TASK TO CARRY OUT:
Below are entries. Give back exactly the lines from the one containing "Emit a web page" through the one containing "var lineH = 16.5;", inclusive, without the pictures.

MATERIALS PROVIDED:
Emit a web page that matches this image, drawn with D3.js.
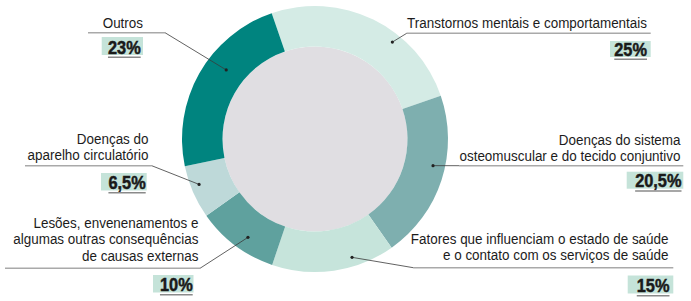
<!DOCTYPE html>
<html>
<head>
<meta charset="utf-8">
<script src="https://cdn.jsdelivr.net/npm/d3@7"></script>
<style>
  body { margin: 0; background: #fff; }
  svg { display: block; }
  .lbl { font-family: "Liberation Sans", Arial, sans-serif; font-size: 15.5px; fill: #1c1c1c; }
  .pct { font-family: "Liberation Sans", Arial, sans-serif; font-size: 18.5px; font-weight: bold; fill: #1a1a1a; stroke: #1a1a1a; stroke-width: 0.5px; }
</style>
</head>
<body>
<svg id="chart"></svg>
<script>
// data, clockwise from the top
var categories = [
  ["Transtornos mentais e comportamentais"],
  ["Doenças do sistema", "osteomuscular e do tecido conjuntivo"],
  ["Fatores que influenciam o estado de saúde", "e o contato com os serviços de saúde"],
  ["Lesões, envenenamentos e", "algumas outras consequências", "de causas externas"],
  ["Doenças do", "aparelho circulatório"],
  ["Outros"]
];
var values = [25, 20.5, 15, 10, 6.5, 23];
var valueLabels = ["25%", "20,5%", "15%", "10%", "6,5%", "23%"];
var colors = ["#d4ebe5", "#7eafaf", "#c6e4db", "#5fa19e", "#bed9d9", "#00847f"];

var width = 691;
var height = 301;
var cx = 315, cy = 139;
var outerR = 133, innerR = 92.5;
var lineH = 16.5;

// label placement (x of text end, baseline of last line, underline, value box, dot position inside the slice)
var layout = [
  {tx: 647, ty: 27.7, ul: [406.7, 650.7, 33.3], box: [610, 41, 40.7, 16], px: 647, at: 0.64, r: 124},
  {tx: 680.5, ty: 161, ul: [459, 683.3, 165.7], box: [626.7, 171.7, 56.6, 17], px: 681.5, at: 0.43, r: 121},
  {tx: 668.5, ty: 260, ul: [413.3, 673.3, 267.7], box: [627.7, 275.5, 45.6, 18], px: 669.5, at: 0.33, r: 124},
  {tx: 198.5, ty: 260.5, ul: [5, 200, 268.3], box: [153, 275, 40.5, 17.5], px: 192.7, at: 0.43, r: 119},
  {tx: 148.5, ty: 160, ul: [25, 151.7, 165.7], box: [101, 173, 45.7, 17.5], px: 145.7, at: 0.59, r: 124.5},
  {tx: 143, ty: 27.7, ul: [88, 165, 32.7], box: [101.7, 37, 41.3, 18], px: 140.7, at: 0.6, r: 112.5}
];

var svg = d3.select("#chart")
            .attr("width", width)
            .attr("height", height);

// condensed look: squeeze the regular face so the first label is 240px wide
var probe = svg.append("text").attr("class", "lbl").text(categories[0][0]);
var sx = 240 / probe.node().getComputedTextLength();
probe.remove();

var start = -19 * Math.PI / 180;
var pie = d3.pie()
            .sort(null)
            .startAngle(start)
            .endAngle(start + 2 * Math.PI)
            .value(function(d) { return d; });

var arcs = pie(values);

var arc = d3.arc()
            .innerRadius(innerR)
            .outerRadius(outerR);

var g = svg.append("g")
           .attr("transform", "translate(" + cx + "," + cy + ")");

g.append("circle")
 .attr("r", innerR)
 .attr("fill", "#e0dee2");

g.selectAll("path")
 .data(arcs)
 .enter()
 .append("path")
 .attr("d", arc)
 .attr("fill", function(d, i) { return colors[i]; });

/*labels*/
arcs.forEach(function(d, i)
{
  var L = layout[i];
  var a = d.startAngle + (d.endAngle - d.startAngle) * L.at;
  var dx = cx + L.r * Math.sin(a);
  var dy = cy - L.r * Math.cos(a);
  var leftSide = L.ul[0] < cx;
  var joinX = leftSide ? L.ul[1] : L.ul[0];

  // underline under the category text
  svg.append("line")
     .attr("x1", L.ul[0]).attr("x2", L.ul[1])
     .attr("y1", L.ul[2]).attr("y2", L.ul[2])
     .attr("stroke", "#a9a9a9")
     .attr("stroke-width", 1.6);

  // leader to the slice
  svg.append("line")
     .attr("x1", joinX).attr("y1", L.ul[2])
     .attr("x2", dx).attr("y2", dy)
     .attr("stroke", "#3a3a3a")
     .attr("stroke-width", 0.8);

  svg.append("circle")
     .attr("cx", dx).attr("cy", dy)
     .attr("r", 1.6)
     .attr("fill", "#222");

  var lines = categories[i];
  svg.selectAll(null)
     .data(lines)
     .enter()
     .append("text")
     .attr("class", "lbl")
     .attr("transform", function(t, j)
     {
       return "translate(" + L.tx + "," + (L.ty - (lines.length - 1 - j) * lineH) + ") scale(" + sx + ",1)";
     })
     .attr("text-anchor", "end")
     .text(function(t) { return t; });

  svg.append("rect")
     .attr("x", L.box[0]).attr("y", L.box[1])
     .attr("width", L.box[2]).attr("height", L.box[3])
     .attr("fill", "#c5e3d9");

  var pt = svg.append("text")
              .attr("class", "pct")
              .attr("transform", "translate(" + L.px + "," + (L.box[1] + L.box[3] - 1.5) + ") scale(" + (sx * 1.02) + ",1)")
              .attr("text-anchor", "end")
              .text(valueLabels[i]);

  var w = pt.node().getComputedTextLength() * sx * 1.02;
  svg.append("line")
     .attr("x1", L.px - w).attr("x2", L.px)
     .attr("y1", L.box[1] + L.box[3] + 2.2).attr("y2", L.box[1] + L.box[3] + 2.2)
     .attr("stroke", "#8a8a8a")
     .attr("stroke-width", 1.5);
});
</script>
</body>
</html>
...
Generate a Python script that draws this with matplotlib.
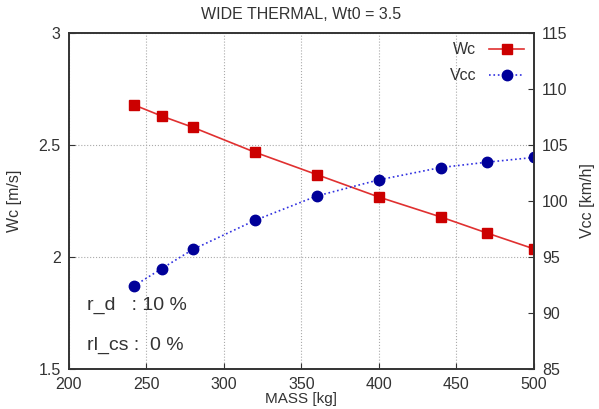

SOLUTION FOR THIS TASK:
Emit a web page that matches this image, drawn with D3.js.
<!DOCTYPE html>
<html>
<head>
<meta charset="utf-8">
<script src="https://cdn.jsdelivr.net/npm/d3@7"></script>
<style>
  body { margin: 0; background: #fff; }
  svg { display: block; }
  .lbl { font-family: "Liberation Sans", Arial, sans-serif; font-size: 15.5px; fill: #1c1c1c; }
  .pct { font-family: "Liberation Sans", Arial, sans-serif; font-size: 18.5px; font-weight: bold; fill: #1a1a1a; stroke: #1a1a1a; stroke-width: 0.5px; }
</style>
</head>
<body>
<svg id="chart"></svg>
<script>
// data, clockwise from the top
var categories = [
  ["Transtornos mentais e comportamentais"],
  ["Doenças do sistema", "osteomuscular e do tecido conjuntivo"],
  ["Fatores que influenciam o estado de saúde", "e o contato com os serviços de saúde"],
  ["Lesões, envenenamentos e", "algumas outras consequências", "de causas externas"],
  ["Doenças do", "aparelho circulatório"],
  ["Outros"]
];
var values = [25, 20.5, 15, 10, 6.5, 23];
var valueLabels = ["25%", "20,5%", "15%", "10%", "6,5%", "23%"];
var colors = ["#d4ebe5", "#7eafaf", "#c6e4db", "#5fa19e", "#bed9d9", "#00847f"];

var width = 691;
var height = 301;
var cx = 315, cy = 139;
var outerR = 133, innerR = 92.5;
var lineH = 16.5;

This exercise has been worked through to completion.